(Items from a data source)
☆ ☆ ☆ ☆

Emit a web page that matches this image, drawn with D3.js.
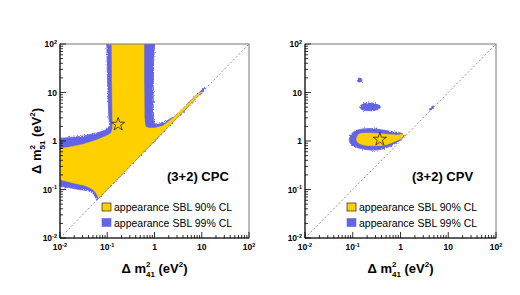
<!DOCTYPE html>
<html>
<head>
<meta charset="utf-8">
<script src="https://cdn.jsdelivr.net/npm/d3@7"></script>
<style>
  body { margin: 0; background: #fff; }
  svg { display: block; font-family: "Liberation Sans", Arial, sans-serif; }
</style>
</head>
<body>
<svg id="chart" width="520" height="295">
  <defs>
    <filter id="fuzz" x="-10%" y="-10%" width="120%" height="120%">
      <feTurbulence type="fractalNoise" baseFrequency="0.9" numOctaves="2" seed="3" result="n"/>
      <feDisplacementMap in="SourceGraphic" in2="n" scale="3" xChannelSelector="R" yChannelSelector="G"/>
    </filter>
  </defs>
</svg>
<script>
'use strict'

// axis ticks (decades), labels as [base, exponent]
const decades = [0.01, 0.1, 1, 10, 100]
const decadeLabels = [['10', '-2'], ['10', '-1'], ['1', ''], ['10', ''], ['10', '2']]

// contours, [dm41, dm51] in eV^2
const cpc99 = [[0.098, 100], [0.1, 30], [0.104, 8], [0.108, 3.2], [0.112, 2.1], [0.1, 1.75], [0.08, 1.6],
  [0.06, 1.47], [0.03, 1.26], [0.015, 1.17], [0.01, 1.14], [0.01, 0.115], [0.015, 0.11], [0.025, 0.1],
  [0.04, 0.094], [0.05, 0.085], [0.056, 0.07], [0.06, 0.06], [12, 12], [11, 12.2], [6, 7.0], [3, 3.5],
  [1.6, 2.4], [1.15, 2.2], [1.0, 2.3], [0.95, 2.8], [0.94, 10], [0.96, 40], [1.0, 100]]
const cpc90 = [[0.125, 100], [0.126, 20], [0.128, 5], [0.13, 2.6], [0.13, 1.8], [0.12, 1.45], [0.1, 1.3],
  [0.06, 1.05], [0.03, 0.85], [0.015, 0.74], [0.01, 0.7], [0.01, 0.16], [0.02, 0.135], [0.035, 0.12],
  [0.05, 0.1], [0.058, 0.085], [0.066, 0.066], [10, 10], [9, 10], [5, 5.8], [2.5, 3.0], [1.5, 2.05],
  [1.0, 1.85], [0.75, 1.85], [0.64, 2.0], [0.61, 3], [0.6, 20], [0.6, 100]]
const cpcBest = [0.17, 2.2]

const cpv99 = [
  [[0.085, 1.1], [0.1, 1.5], [0.15, 1.75], [0.25, 1.8], [0.4, 1.7], [0.7, 1.55], [1.05, 1.45], [1.2, 1.32],
    [1.0, 1.05], [0.6, 0.78], [0.35, 0.66], [0.2, 0.66], [0.12, 0.74], [0.09, 0.88]],
  [[0.14, 5], [0.16, 5.8], [0.22, 6.1], [0.32, 5.8], [0.38, 5.0], [0.32, 4.4], [0.22, 4.2], [0.16, 4.4]],
  [[0.125, 18], [0.13, 19.5], [0.15, 19.5], [0.155, 17], [0.13, 16.5]],
  [[4.0, 4.4], [4.6, 5.2], [5.0, 5.2], [4.4, 4.4]]
]
const cpv90 = [[0.12, 1.1], [0.135, 1.38], [0.2, 1.46], [0.35, 1.42], [0.6, 1.36], [0.9, 1.33], [1.12, 1.36],
  [1.1, 1.2], [0.8, 1.0], [0.5, 0.84], [0.3, 0.8], [0.18, 0.82], [0.13, 0.92]]
const cpvBest = [0.37, 1.08]

const legendLabels = ['appearance SBL 90% CL', 'appearance SBL 99% CL']
const yellow = '#ffd000'
const blue = '#6464e6'

const svg = d3.select('#chart')

const panels = [
  { left: 60, right: 249, tag: '(3+2) CPC', outer: [cpc99], inner: [cpc90], best: cpcBest, ytitle: true, smooth: false },
  { left: 305, right: 496, tag: '(3+2) CPV', outer: cpv99, inner: [cpv90], best: cpvBest, ytitle: false, smooth: true }
]
const plotTop = 44
const plotBottom = 238

panels.forEach(function (p) {
  const x = d3.scaleLog().domain([0.01, 100]).range([p.left, p.right])
  const y = d3.scaleLog().domain([0.01, 100]).range([plotBottom, plotTop])
  const g = svg.append('g')
  const line = d3.line().x(d => x(d[0])).y(d => y(d[1]))
    .curve(p.smooth ? d3.curveCatmullRomClosed.alpha(0.5) : d3.curveLinearClosed)

  const clipId = 'clip' + p.left
  g.append('clipPath').attr('id', clipId)
    .append('rect').attr('x', p.left).attr('y', plotTop).attr('width', p.right - p.left).attr('height', plotBottom - plotTop)

  const plot = g.append('g').attr('clip-path', `url(#${clipId})`)
  plot.append('g').attr('filter', 'url(#fuzz)')
    .selectAll('path').data(p.outer).enter().append('path')
    .attr('d', line).attr('fill', blue).attr('stroke', blue).attr('stroke-width', 0.8)
  plot.selectAll('.inner').data(p.inner).enter().append('path')
    .attr('d', line).attr('fill', yellow).attr('stroke', yellow).attr('stroke-width', 0.5)

  // y = x diagonal
  plot.append('line')
    .attr('x1', x(0.01)).attr('y1', y(0.01)).attr('x2', x(100)).attr('y2', y(100))
    .attr('stroke', '#777').attr('stroke-width', 0.8).attr('stroke-dasharray', '2,2')

  // best fit star
  plot.append('path')
    .attr('d', d3.symbol().type(d3.symbolStar).size(55)())
    .attr('transform', `translate(${x(p.best[0])},${y(p.best[1])})`)
    .attr('fill', 'none').attr('stroke', '#222').attr('stroke-width', 0.8)

  // frame
  g.append('rect').attr('x', p.left).attr('y', plotTop).attr('width', p.right - p.left).attr('height', plotBottom - plotTop)
    .attr('fill', 'none').attr('stroke', '#777').attr('stroke-width', 1)
  g.append('path').attr('d', `M${p.left},${plotTop}V${plotBottom}H${p.right}`)
    .attr('fill', 'none').attr('stroke', '#000').attr('stroke-width', 1)

  // ticks, pointing inward
  const minors = []
  decades.slice(0, -1).forEach(d => { for (let k = 2; k <= 9; k++) minors.push(d * k) })
  const ticks = decades.map(v => ({ v: v, len: 6 })).concat(minors.map(v => ({ v: v, len: 3 })))
  g.selectAll('.xt').data(ticks).enter().append('line')
    .attr('x1', d => x(d.v)).attr('x2', d => x(d.v))
    .attr('y1', plotBottom).attr('y2', d => plotBottom - d.len)
    .attr('stroke', '#000').attr('stroke-width', 0.8)
  g.selectAll('.yt').data(ticks).enter().append('line')
    .attr('y1', d => y(d.v)).attr('y2', d => y(d.v))
    .attr('x1', p.left).attr('x2', d => p.left + d.len)
    .attr('stroke', '#000').attr('stroke-width', 0.8)

  // tick labels
  const xl = g.selectAll('.xl').data(decades).enter().append('text')
    .attr('x', d => x(d)).attr('y', 250)
    .attr('text-anchor', 'middle').attr('font-size', 8.5).attr('font-weight', 'bold')
  xl.append('tspan').text((d, i) => decadeLabels[i][0])
  xl.append('tspan').attr('dy', -3.5).attr('font-size', 5.5).text((d, i) => decadeLabels[i][1])

  const yl = g.selectAll('.yl').data(decades).enter().append('text')
    .attr('x', p.left - 3).attr('y', d => y(d) + 3)
    .attr('text-anchor', 'end').attr('font-size', 8.5).attr('font-weight', 'bold')
  yl.append('tspan').text((d, i) => decadeLabels[i][0])
  yl.append('tspan').attr('dy', -3.5).attr('font-size', 5.5).text((d, i) => decadeLabels[i][1])

  // axis titles: superscript 2 stacked over the index subscript
  function massTitle (sel, sub) {
    sel.append('tspan').text('\u0394 m')
    sel.append('tspan').attr('dy', -6).attr('font-size', 8).text('2')
    sel.append('tspan').attr('dx', -4.4).attr('dy', 9.6).attr('font-size', 8).text(sub)
    sel.append('tspan').attr('dy', -3.6).text(' (eV')
    sel.append('tspan').attr('dy', -6).attr('font-size', 8).text('2')
    sel.append('tspan').attr('dy', 6).text(')')
  }
  const xt = g.append('text')
    .attr('x', (p.left + p.right) / 2).attr('y', 273)
    .attr('text-anchor', 'middle').attr('font-size', 13).attr('font-weight', 'bold')
  massTitle(xt, '41')
  if (p.ytitle) {
    const yt = g.append('text')
      .attr('transform', `translate(41,${(plotTop + plotBottom) / 2}) rotate(-90)`)
      .attr('text-anchor', 'middle').attr('font-size', 13).attr('font-weight', 'bold')
    massTitle(yt, '51')
  }

  // scenario tag
  g.append('text').attr('x', p.left + 107).attr('y', 181)
    .attr('font-size', 13).attr('font-weight', 'bold').text(p.tag)

  // legend
  const lg = g.selectAll('.lg').data(legendLabels).enter().append('g')
    .attr('transform', (d, i) => `translate(${p.left + 42},${203 + i * 15.5})`)
  lg.append('rect').attr('width', 9).attr('height', 8)
    .attr('fill', (d, i) => i === 0 ? yellow : blue)
    .attr('stroke', (d, i) => i === 0 ? '#000' : blue).attr('stroke-width', 0.6)
  lg.append('text').attr('x', 12).attr('y', 8).attr('font-size', 10.5).text(d => d)
})
</script>
</body>
</html>
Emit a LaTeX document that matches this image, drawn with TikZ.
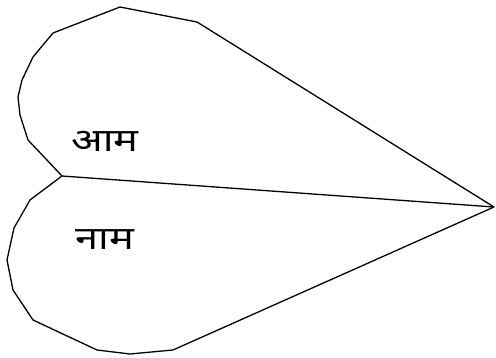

☆ ☆ ☆ ☆

◆ Short task: Your task is to reproduce the entries above word for word, from the first line through the line with "const cpcBest = [0.17, 2.2]", and please leave out any pictures.

◆ Exercise solution:
Emit a web page that matches this image, drawn with D3.js.
<!DOCTYPE html>
<html>
<head>
<meta charset="utf-8">
<script src="https://cdn.jsdelivr.net/npm/d3@7"></script>
<style>
  body { margin: 0; background: #fff; }
  svg { display: block; font-family: "Liberation Sans", Arial, sans-serif; }
</style>
</head>
<body>
<svg id="chart" width="520" height="295">
  <defs>
    <filter id="fuzz" x="-10%" y="-10%" width="120%" height="120%">
      <feTurbulence type="fractalNoise" baseFrequency="0.9" numOctaves="2" seed="3" result="n"/>
      <feDisplacementMap in="SourceGraphic" in2="n" scale="3" xChannelSelector="R" yChannelSelector="G"/>
    </filter>
  </defs>
</svg>
<script>
'use strict'

// axis ticks (decades), labels as [base, exponent]
const decades = [0.01, 0.1, 1, 10, 100]
const decadeLabels = [['10', '-2'], ['10', '-1'], ['1', ''], ['10', ''], ['10', '2']]

// contours, [dm41, dm51] in eV^2
const cpc99 = [[0.098, 100], [0.1, 30], [0.104, 8], [0.108, 3.2], [0.112, 2.1], [0.1, 1.75], [0.08, 1.6],
  [0.06, 1.47], [0.03, 1.26], [0.015, 1.17], [0.01, 1.14], [0.01, 0.115], [0.015, 0.11], [0.025, 0.1],
  [0.04, 0.094], [0.05, 0.085], [0.056, 0.07], [0.06, 0.06], [12, 12], [11, 12.2], [6, 7.0], [3, 3.5],
  [1.6, 2.4], [1.15, 2.2], [1.0, 2.3], [0.95, 2.8], [0.94, 10], [0.96, 40], [1.0, 100]]
const cpc90 = [[0.125, 100], [0.126, 20], [0.128, 5], [0.13, 2.6], [0.13, 1.8], [0.12, 1.45], [0.1, 1.3],
  [0.06, 1.05], [0.03, 0.85], [0.015, 0.74], [0.01, 0.7], [0.01, 0.16], [0.02, 0.135], [0.035, 0.12],
  [0.05, 0.1], [0.058, 0.085], [0.066, 0.066], [10, 10], [9, 10], [5, 5.8], [2.5, 3.0], [1.5, 2.05],
  [1.0, 1.85], [0.75, 1.85], [0.64, 2.0], [0.61, 3], [0.6, 20], [0.6, 100]]
const cpcBest = [0.17, 2.2]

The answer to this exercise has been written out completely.